Certes, Agnès a jeté un grès à Horace depuis son balcon, mais Horace devine qu’Arnolphe était derrière elle à lui commander ce geste : de la présence de ce témoin ordonnateur de l’effraction scénique naît la jouissance partagée des deux jeunes amants.
« Et j’ai compris d’abord que mon homme était là,
Qui, sans se faire voir, conduisait tout cela. » (III, 4, 394-5)
Horace rejoint ensuite Agnès dans sa chambre, mais le barbon survient :
« Et tout ce qu’elle a pu dans un tel accessoire,
C’est de me renfermer dans une grande armoire.
Il est entré d’abord : je ne le voyais pas,
Mais je l’oyais marcher, sans rien dire, à grand pas » (IV, 6, 1152-1155)
Horace caché devient le voyeur aveuglé, séparé de la scène où se trouvent Agnès et Arnolphe, et constituant cette scène depuis cette séparation, dans la terreur et dans la jubilation. Enfin, lorsqu’il revient une troisième fois, monte à l’échelle et, surpris par ses assaillants, glisse et tombe, Horace est à nouveau pris dans un dispositif où il se fait connaître à Agnès tandis qu’il passe pour mort aux yeux des autres (V, 2).
Agnès a d’abord écrit une lettre avec le grès qu’elle a jeté ; elle a ensuite enfermé Horace pour ménager le silence d’Arnolphe ; elle prend finalement la fuite avec lui : le texte est encore l’interprétant du dispositif dans la première tentative ; le silence se fait, mais la vue ne s’établit pas encore dans la deuxième ; la troisième glisse du récit rapporté sur la scène théâtrale pour parachever le basculement visuel.

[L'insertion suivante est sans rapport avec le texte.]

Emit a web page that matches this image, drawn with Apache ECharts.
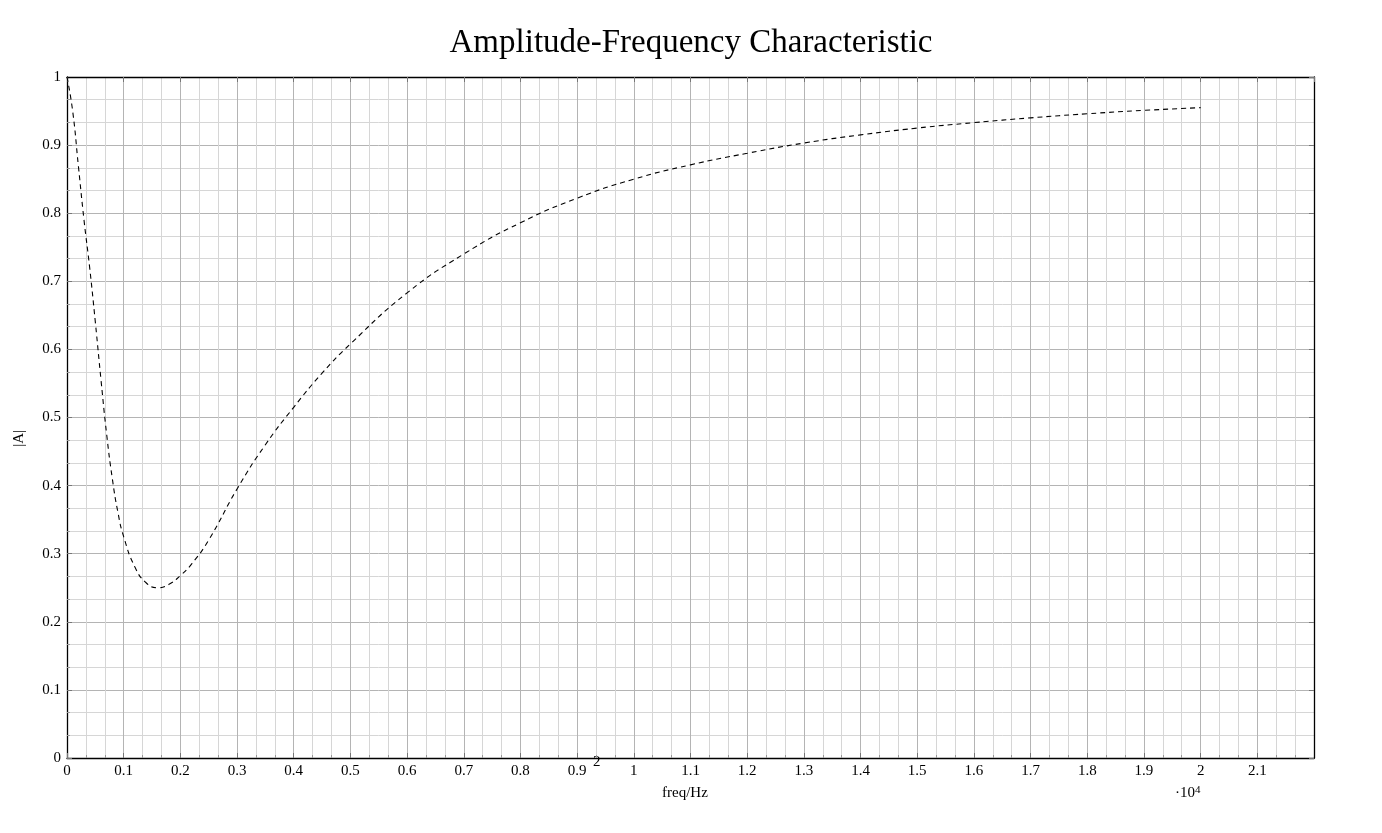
<!DOCTYPE html>
<html>
<head>
<meta charset="utf-8">
<script src="https://cdn.jsdelivr.net/npm/echarts@6/dist/echarts.min.js"></script>
<style>html,body{margin:0;padding:0;background:#fff}#main{width:1382px;height:833px}</style>
</head>
<body>
<div id="main"></div>
<script>
// frequency in Hz, amplitude |A|
var freqHz = [0, 100, 200, 300, 400, 500, 600, 700, 800, 900, 1000, 1200, 1400, 1600, 1800, 2000, 2200, 2500,
  3000, 3500, 4000, 4500, 5000, 6000, 7000, 8000, 9000, 10000, 11000, 12000, 13000, 14000, 15000, 16000, 17000, 18000, 19000, 20000];
var amplitude = [1, 0.95, 0.87, 0.79, 0.72, 0.64, 0.555, 0.475, 0.41, 0.36, 0.325, 0.28, 0.257, 0.25, 0.255, 0.268, 0.285, 0.32,
  0.395, 0.46, 0.515, 0.565, 0.608, 0.683, 0.74, 0.786, 0.822, 0.85, 0.871, 0.888, 0.903, 0.915, 0.925, 0.933, 0.94, 0.946, 0.951, 0.955];

var serif = '"Liberation Serif", "DejaVu Serif", serif';
var points = freqHz.map(function(f, i){ return [f, amplitude[i]]; });

var chart = echarts.init(document.getElementById('main'));

var baseAxis = {
  z: 5,
  axisLine: {show: true, onZero: false, lineStyle: {color: '#000', width: 1.3}},
  axisTick: {show: true, inside: true, length: 5, lineStyle: {color: '#777'}},
  minorTick: {show: true, splitNumber: 3, length: 3, lineStyle: {color: '#999'}},
  splitLine: {show: true, lineStyle: {color: '#b4b4b4', width: 1}},
  minorSplitLine: {show: true, lineStyle: {color: '#d6d6d6', width: 1}}
};
var mirror = {
  z: 6,
  axisLine: {show: true, onZero: false, lineStyle: {color: '#000', width: 1.3}},
  axisTick: {show: true, inside: true, length: 5, lineStyle: {color: '#777'}},
  axisLabel: {show: false}, splitLine: {show: false}
};

chart.setOption({
  animation: false,
  title: {
    text: 'Amplitude-Frequency Characteristic',
    left: 'center', top: 22,
    textStyle: {fontFamily: serif, fontSize: 33, fontWeight: 'normal', color: '#000'}
  },
  grid: {left: 67, right: 68, top: 77, bottom: 75},
  xAxis: [
    Object.assign({}, baseAxis, {
      type: 'value', min: 0, max: 22000, interval: 1000,
      axisLabel: {
        fontFamily: serif, fontSize: 15, color: '#000', margin: 6,
        formatter: function(v){ return v >= 22000 ? '' : String(+(v / 10000).toFixed(1)); }
      }
    }),
    Object.assign({}, mirror, {type: 'value', position: 'top', min: 0, max: 22000, interval: 1000})
  ],
  yAxis: [
    Object.assign({}, baseAxis, {
      type: 'value', min: 0, max: 1, interval: 0.1,
      axisLabel: {fontFamily: serif, fontSize: 15, color: '#000', margin: 6,
        formatter: function(v){ return String(+v.toFixed(1)); }}
    }),
    Object.assign({}, mirror, {type: 'value', position: 'right', min: 0, max: 1, interval: 0.1})
  ],
  graphic: [
    {type: 'text', left: 662, top: 786, style: {text: 'freq/Hz', font: '15px ' + serif, fill: '#000'}},
    {type: 'text', left: 12, top: 430, rotation: Math.PI / 2,
      style: {text: '|A|', font: '15px ' + serif, fill: '#000'}},
    {type: 'text', left: 1175, top: 785, style: {
      rich: {b: {font: '15px ' + serif, fill: '#000', padding: [6, 0, 0, 0]}, s: {font: '11px ' + serif, fill: '#000'}},
      text: '{b|·10}{s|4}'}},
    {type: 'text', left: 593, top: 755, style: {text: '2', font: '15px ' + serif, fill: '#000'}}
  ],
  series: [{
    type: 'line', data: points, smooth: true, symbol: 'none', z: 10,
    lineStyle: {color: '#000', width: 1.1, type: [5, 4]}
  }]
});
</script>
</body>
</html>
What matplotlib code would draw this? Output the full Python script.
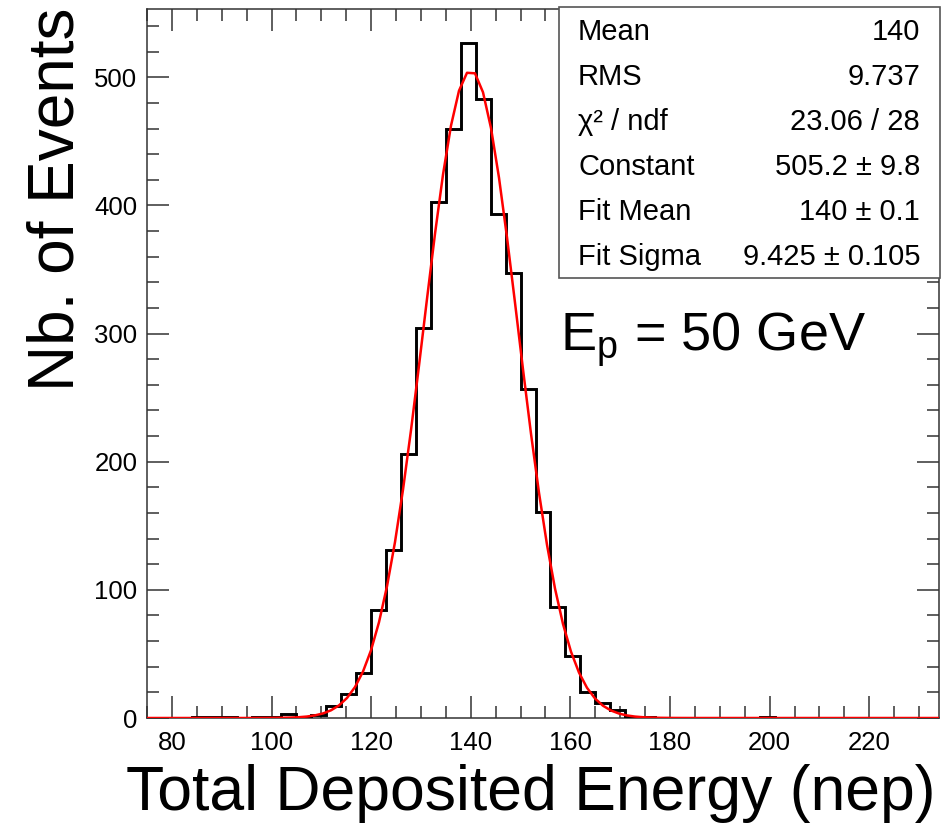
"""
Total deposited energy histogram with Gaussian fit (ROOT style)
"""
import numpy as np
import matplotlib
matplotlib.use('Agg')
import matplotlib.pyplot as plt
from matplotlib.patches import Rectangle
from matplotlib.ticker import MultipleLocator

plt.rcParams['font.family'] = ['Liberation Sans', 'DejaVu Sans']
plt.rcParams['mathtext.fontset'] = 'custom'
plt.rcParams['mathtext.rm'] = 'Liberation Sans'
plt.rcParams['mathtext.it'] = 'Liberation Sans:italic'

# histogram data (bin width 3 nep, from 75 to 234)
x_min, x_max, bin_w = 75, 234, 3
counts = [0, 0, 0, 1, 1, 1, 0, 1, 1, 3,
          0, 2, 9, 19, 35, 84, 131, 206, 304, 403,
          460, 527, 483, 393, 347, 257, 161, 87, 48, 20,
          12, 6, 1, 1, 0, 0, 0, 0, 0, 0,
          0, 1, 0, 0, 0, 0, 0, 0, 0, 0,
          0, 0, 0]
edges = np.arange(x_min, x_max + bin_w, bin_w)

# gaussian fit parameters
fit_const, fit_mean, fit_sigma = 505.2, 140.0, 9.425

stat_labels = ['Mean', 'RMS', 'χ² / ndf', 'Constant', 'Fit Mean', 'Fit Sigma']
stat_values = ['140', '9.737', '23.06 / 28', '505.2 ± 9.8', '140 ± 0.1', '9.425 ± 0.105']

W, H = 947, 824
fig = plt.figure(figsize=(W / 100, H / 100), dpi=100)
ax = fig.add_axes([147 / W, (H - 718) / H, 792 / W, 709 / H])

ax.stairs(counts, edges, color='black', linewidth=2.1, zorder=3)

xf = np.linspace(x_min, x_max, 100)
yf = fit_const * np.exp(-0.5 * ((xf - fit_mean) / fit_sigma) ** 2)
ax.plot(xf, yf, color='red', linewidth=1.8, zorder=4)

ax.set_xlim(x_min, x_max)
ax.set_ylim(0, 1.05 * max(counts))

ax.xaxis.set_major_locator(MultipleLocator(20))
ax.xaxis.set_minor_locator(MultipleLocator(5))
ax.yaxis.set_major_locator(MultipleLocator(100))
ax.yaxis.set_minor_locator(MultipleLocator(20))
ax.tick_params(which='both', direction='in', top=True, right=True,
               color='#333333', width=1.1, labelsize=18.5)
ax.tick_params(which='major', length=15.5)
ax.tick_params(which='minor', length=8.5)
ax.tick_params(axis='x', pad=9)
ax.tick_params(axis='y', pad=7)
for s in ax.spines.values():
    s.set_color('#333333')
    s.set_linewidth(1.1)

# axis titles
fig.text(935 / W, (H - 810) / H, 'Total Deposited Energy (nep)',
         fontsize=45, ha='right', va='baseline')
fig.text(57 / W, 1 - 8 / H, 'Nb. of Events', fontsize=46,
         rotation=90, ha='center', va='top')

# stats box
box = Rectangle((559 / W, (H - 278) / H), 381 / W, 271 / H,
                transform=fig.transFigure, facecolor='white',
                edgecolor='#555555', linewidth=1.2, zorder=5)
fig.patches.append(box)
row_y = [32, 77, 122, 167, 212, 257]
for lab, val, yy in zip(stat_labels, stat_values, row_y):
    fig.text(578 / W, 1 - yy / H, lab, fontsize=21, ha='left', va='center', zorder=6)
    fig.text(920 / W, 1 - yy / H, val, fontsize=21, ha='right', va='center', zorder=6)

fig.text(560 / W, (H - 351) / H, r'E$_{\rm p}$ = 50 GeV', fontsize=39,
         ha='left', va='baseline')

fig.savefig('out.png', dpi=100)
print('Saved: out.png')
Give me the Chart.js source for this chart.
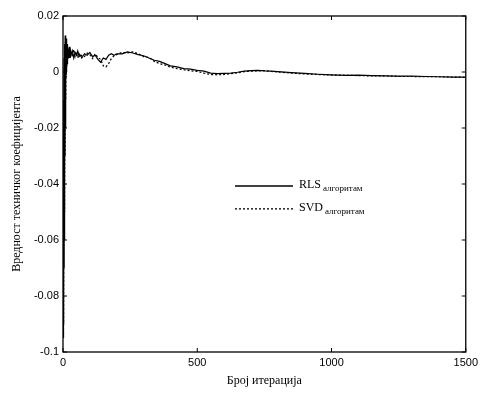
<!DOCTYPE html>
<html>
<head>
<meta charset="utf-8">
<script src="https://cdn.jsdelivr.net/npm/chart.js@4"></script>
<style>
  html, body { margin: 0; padding: 0; background: #fff; }
  #wrap { width: 482px; height: 400px; position: relative; }
</style>
</head>
<body>
<div id="wrap"><canvas id="c"></canvas></div>
<script>
// Број итерација (x) и вредности коефицијента за оба алгоритма

const iterations = [
  1, 2, 3, 4, 5, 6, 7, 8, 9, 10, 11, 12, 13, 14, 15, 16, 17, 18, 19, 20,
  22, 24, 26, 28, 30, 35, 40, 45, 50, 55, 60, 65, 70,
  80, 90, 100, 110, 120, 130, 140, 150, 160, 170, 180, 190, 200,
  220, 240, 260, 280, 300, 320, 340, 360, 380, 400,
  425, 450, 475, 500, 525, 550, 575, 600, 625, 650, 675, 700, 725, 750, 775, 800,
  850, 900, 950, 1000, 1050, 1100, 1150, 1200, 1250, 1300, 1350, 1400, 1450, 1500
];

const rlsValues = [
  -0.09, -0.02, -0.085, 0.005, -0.06, 0.01, -0.04, 0.013, -0.02, 0.011,
  -0.005, 0.012, 0.0, 0.009, 0.003, 0.01, 0.004, 0.009, 0.005, 0.008,
  0.006, 0.009, 0.005, 0.008, 0.006, 0.0075, 0.005, 0.007, 0.006, 0.0075, 0.0055, 0.006, 0.005,
  0.0065, 0.006, 0.007, 0.0055, 0.006, 0.0045, 0.0035, 0.005, 0.0045, 0.006, 0.0065, 0.006, 0.0065,
  0.0065, 0.0072, 0.0068, 0.0062, 0.0058, 0.005, 0.0042, 0.0038, 0.003, 0.0022,
  0.0018, 0.0012, 0.001, 0.0006, 0.0003, -0.0004, -0.0006, -0.0005, -0.0004, -0.0001, 0.0003, 0.0005, 0.0006, 0.0004, 0.0003, 0.0001,
  -0.0002, -0.0005, -0.0008, -0.001, -0.0012, -0.0011, -0.0013, -0.0014, -0.0015, -0.0015, -0.0016, -0.0017, -0.0018, -0.0018
];

const svdValues = [
  -0.075, -0.095, -0.01, -0.07, 0.002, -0.05, 0.009, -0.03, 0.012, -0.01,
  0.01, -0.002, 0.011, 0.002, 0.008, 0.004, 0.009, 0.005, 0.0085, 0.006,
  0.008, 0.005, 0.0085, 0.006, 0.007, 0.006, 0.008, 0.0055, 0.007, 0.005, 0.0065, 0.0055, 0.006,
  0.0055, 0.0068, 0.0062, 0.0048, 0.0065, 0.0052, 0.0045, 0.0022, 0.0018, 0.003, 0.0048, 0.0058, 0.0062,
  0.007, 0.0068, 0.0072, 0.0065, 0.0055, 0.0052, 0.0038, 0.003, 0.0025, 0.0017,
  0.0012, 0.0008, 0.0004, 0.0002, -0.0004, -0.0009, -0.001, -0.0009, -0.0006, -0.0003, 0.0001, 0.0003, 0.0004, 0.0005, 0.0002, 0.0,
  -0.0004, -0.0007, -0.0009, -0.0011, -0.0011, -0.0013, -0.0014, -0.0014, -0.0016, -0.0016, -0.0017, -0.0017, -0.0018, -0.0019
];

const xTicks = [0, 500, 1000, 1500];
const xTickLabels = ['0', '500', '1000', '1500'];
const yTicks = [0.02, 0, -0.02, -0.04, -0.06, -0.08, -0.1];
const yTickLabels = ['0.02', '0', '-0.02', '-0.04', '-0.06', '-0.08', '-0.1'];
const legendNames = ['RLS', 'SVD'];
const legendSuffix = 'алгоритам';

const toPoints = vals => iterations.map((x, i) => ({ x, y: vals[i] }));

/** Оквир графика са унутрашњим подеоцима (MATLAB стил) */
const boxPlugin = {
  id: 'box',
  afterDatasetsDraw(chart) {
    const { ctx, chartArea: a, scales } = chart;
    ctx.save();
    ctx.strokeStyle = '#000';
    ctx.lineWidth = 1.3;
    ctx.strokeRect(a.left, a.top, a.right - a.left, a.bottom - a.top);
    ctx.lineWidth = 1;
    ctx.beginPath();
    xTicks.forEach(v => {
      const px = scales.x.getPixelForValue(v);
      ctx.moveTo(px, a.bottom); ctx.lineTo(px, a.bottom - 4);
      ctx.moveTo(px, a.top);    ctx.lineTo(px, a.top + 4);
    });
    yTicks.forEach(v => {
      const py = scales.y.getPixelForValue(v);
      ctx.moveTo(a.left, py);  ctx.lineTo(a.left + 4, py);
      ctx.moveTo(a.right, py); ctx.lineTo(a.right - 4, py);
    });
    ctx.stroke();
    ctx.restore();
  }
};

/** Легенда унутар области графика */
const legendPlugin = {
  id: 'innerLegend',
  afterDraw(chart) {
    const { ctx, chartArea: a } = chart;
    const w = a.right - a.left, h = a.bottom - a.top;
    const x0 = a.left + w * 0.427;
    const x1 = x0 + 58;
    const rows = [a.top + h * 0.506, a.top + h * 0.574];
    ctx.save();
    ctx.strokeStyle = '#000';
    ctx.fillStyle = '#000';
    ctx.textBaseline = 'middle';
    legendNames.forEach((name, i) => {
      const y = rows[i];
      ctx.lineWidth = 1.3;
      ctx.setLineDash(i === 0 ? [] : [2, 2]);
      ctx.beginPath(); ctx.moveTo(x0, y); ctx.lineTo(x1, y); ctx.stroke();
      ctx.setLineDash([]);
      ctx.font = '12px "Liberation Serif", serif';
      ctx.fillText(name, x1 + 6, y - 1);
      const nw = ctx.measureText(name).width;
      ctx.font = '9px "Liberation Serif", serif';
      ctx.fillText(legendSuffix, x1 + 8 + nw, y + 3);
    });
    ctx.restore();
  }
};

new Chart(document.getElementById('c'), {
  type: 'line',
  data: {
    datasets: [
      {
        label: 'RLS алгоритам',
        data: toPoints(rlsValues),
        borderColor: '#000',
        borderWidth: 1.2,
        pointRadius: 0,
        tension: 0,
      },
      {
        label: 'SVD алгоритам',
        data: toPoints(svdValues),
        borderColor: '#000',
        borderWidth: 1.2,
        borderDash: [2, 2],
        pointRadius: 0,
        tension: 0,
      },
    ],
  },
  options: {
    responsive: true,
    maintainAspectRatio: false,
    animation: false,
    layout: { padding: { left: 6, right: 11, top: 16, bottom: 8 } },
    plugins: {
      legend: { display: false },
      tooltip: { enabled: false },
    },
    scales: {
      x: {
        type: 'linear',
        min: 0,
        max: 1500,
        afterBuildTicks: s => { s.ticks = xTicks.map(v => ({ value: v })); },
        afterFit: s => { s.height = 40; },
        ticks: {
          color: '#000',
          padding: 4,
          font: { family: '"Liberation Sans", Arial, sans-serif', size: 11 },
          callback: (v, i) => xTickLabels[i],
        },
        grid: { display: false, tickLength: 0 },
        border: { display: false },
        title: {
          display: true,
          text: 'Број итерација',
          color: '#000',
          padding: { top: 4 },
          font: { family: '"Liberation Serif", serif', size: 12 },
        },
      },
      y: {
        type: 'linear',
        min: -0.1,
        max: 0.02,
        afterBuildTicks: s => { s.ticks = yTicks.map(v => ({ value: v })); },
        afterFit: s => { s.width = 57; },
        ticks: {
          color: '#000',
          padding: 4,
          font: { family: '"Liberation Sans", Arial, sans-serif', size: 11 },
          callback: (v, i) => yTickLabels[i],
        },
        grid: { display: false, tickLength: 0 },
        border: { display: false },
        title: {
          display: true,
          text: 'Вредност техничког коефицијента',
          color: '#000',
          padding: { bottom: 2 },
          font: { family: '"Liberation Serif", serif', size: 12 },
        },
      },
    },
  },
  plugins: [boxPlugin, legendPlugin],
});
</script>
</body>
</html>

C’est cette scène que Moreau le jeune décide d’illustrer. La scène représente l’allée qui conduit à la maison d’Arnolphe, dont on peut imaginer qu’elle se trouve à gauche, derrière le haut mur bordé d’arbres. Arnolphe enveloppé dans son manteau pour ne pas se faire reconnaître d’Agnès tire celle-ci vers le fond de la scène, tandis que la jeune fille, retournée vers son amant, résiste, retarde le moment de la séparation, voudrait exprimer sa tendresse et ses inquiétudes. La mise en tension scénique est physiquement représentée par ces deux bras orientés en sens contraire, celui de droite retenu par la main d’Horace, celui de gauche empoigné, entraîné par Arnolphe. Moreau le jeune retrouve alors la disposition de la gravure de Boucher pour Dom Garcie de Navarre.
Nous sommes partis d’une pièce peu connue, qui nous donnait en quelque sorte la base topique à partir de laquelle Molière a déployé son talent. Le jaloux qui doit retenir ses questions, le misanthrope trop sincère, le barbon qui ne voudrait surtout pas que son oie blanche se fasse des idées, sont autant de personnages qu’habite un même rapport à la parole. Ce n’est pas exactement une parole volubile, débordante ; c’est une parole qui déborde malgré eux et que la scène objective comme jeu : une parole débordée.
Cette parole vive qui court à la catastrophe, se focalise, s’attache au texte qu’elle brandit, qu’elle interroge, qu’elle stigmatise : c’est une lettre, un sonnet, ce sont des Maximes du mariage ; ailleurs — un contrat. La scène désigne, depuis la parole vive, catastrophique, la parole morte, comme institution de l’artifice, comme mensonge fondamental du texte. Depuis ce leurre, le théâtre déploie ses fantasmes, qu’imagent les miroirs de Boucher, la porte béante de Moreau le Jeune, les hauts-murs de Brissart : la vraie scène, celle qui hante les personnages, réside donc bien hors scène, dans le texte. Le tout est, préalablement, de le mettre à mort…
Notes
Je remercie Stéphanie Clérissi, professeur de lettres au lycée Bristol de Cannes, et ses élèves de première pour leur intense et active collaboration à cette expérience, qui a donné lieu à la réalisation d’un DVD. Merci également à Marie-Lucile Milhaud et à Isabelle Polizzi, IPR de l’Académie de Nice, d’avoir rendu possible cette collaboration. Tous mes remerciements vont également à Elisabeth Maisonnier, de la bibliothèque municipale de Versailles, qui m’a permis de photographier les gravures pour Utpictura18, et à Aurélie Bosc, de la bibliothèque Méjanes d’Aix-en-Provence, grâce à qui les élèves ont pu avoir accès aux livres. Enfin, ce travail a été présenté en atelier lors du deuxième Séminaire national des lettres coorganisé par l’inspection générale des lettres et la Bibliothèque nationale de France les 23 et 24 novembre 2011. Que Catherine Becchetti-Bizot, qui nous a permis d’y présenter notre travail, reçoive ici l’expression de ma gratitude.
Référence de l'article
Stéphane Lojkine, « Molière, une parole débordée », atelier du Séminaire national des lettres, Les Métamorphoses de la lecture : lire, écrire, publier à l’heure du numérique, novembre 2011.
Ce travail a également fait l’objet d’une conférence à l’université Bar-Ilan le 28 décembre 2011.